Press Release vs Call Transcript Comparison
The earnings call makes PSIX look more strategically interesting than the press release alone. The release mostly highlights a weak quarter with a second-half recovery framework. The call adds detail that could matter to investors: data center orders already exist, MTL supports vertical integration, Wisconsin improvements are measurable, and product development is aligned with distributed power and data center needs.
At the same time, the call also made the risk profile clearer. Oil and gas is not just soft; management is assuming it stays soft. Gross margin recovery is not expected to snap back; it is expected to be flat or slightly better. And data center growth is not being broken out, which means investors have to underwrite the thesis without product-level revenue transparency.
The most important investment question is whether PSIX is transitioning from a lumpy Power Systems company with oil and gas exposure into a more durable data center power infrastructure supplier. The documents support that possibility, but the near-term financials still show a company in the messy middle: strong demand indicators, weak year-over-year margins, operational ramp costs, and limited visibility.
Investor Underappreciation Signals
✅Data Center Orders Already in Hand — The press release says second-half demand should improve, but the call clarifies this is based on orders already received for data center-related products; investors may overlook that the second-half setup is not purely speculative, and perception could change if shipments begin converting on schedule.
✅MTL Is a Strategic Throughput Asset — The press release mostly treats MTL as an SG&A cost item, while the call explains it gives PSI fabrication, welding, painting, assembly, lead-time reduction, and UL certification benefits; investors may miss that MTL could help solve the very bottleneck limiting data center revenue conversion.
✅Margin Recovery Has Started, But Is Still Early — Gross margin improved 100 basis points sequentially to 22.9%, but remains far below the prior-year 29.7%; investors may overlook the early operational improvement because the year-over-year decline is ugly, and sentiment could improve if Wisconsin efficiency gains continue.
✅Oil and Gas Is the Hidden Margin Swing Factor — The call says oil and gas products usually carry higher gross margins and remain soft despite high oil prices; investors may focus too much on data center growth and miss that any oil and gas recovery could create meaningful margin upside.
✅Data Center Growth Could Be Real Before It Is Visible in Segment Reporting — Management does not break out enclosure or data center revenue, which may keep the theme underappreciated until reported sales acceleration makes the exposure harder to ignore.
Section 2: Supplementary Information
Positive Insights
Negative Insights
Tariff Risk
Tariffs and trade policy were mentioned only in the general forward-looking risk language. The company identified macroeconomic, regulatory, and trade conditions as factors that could affect results, but management did not provide a specific discussion of U.S. tariffs, tariff exposure, pricing actions, supply-chain shifts, renegotiated contracts, or mitigation plans.

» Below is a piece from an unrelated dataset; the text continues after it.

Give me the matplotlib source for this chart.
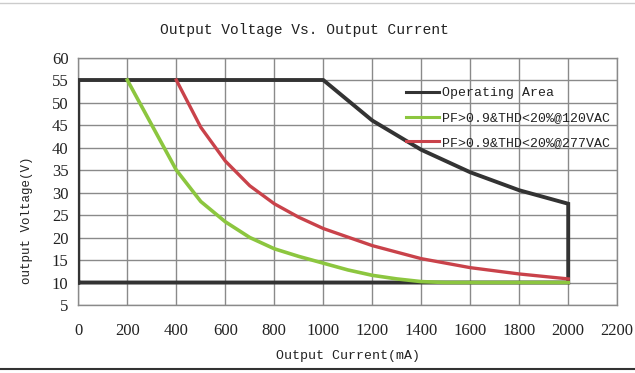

Based on the transcript alone, tariff risk is a watch item rather than a quantified investment risk. There were no management comments on tariff-driven revenue pressure, supply-chain cost inflation, market share effects, competitive advantage, innovation constraints, or earnings impact. Investors should verify tariff exposure in the company’s 10-Q or 10-K, especially given PSI’s manufacturing footprint and supplier dependencies.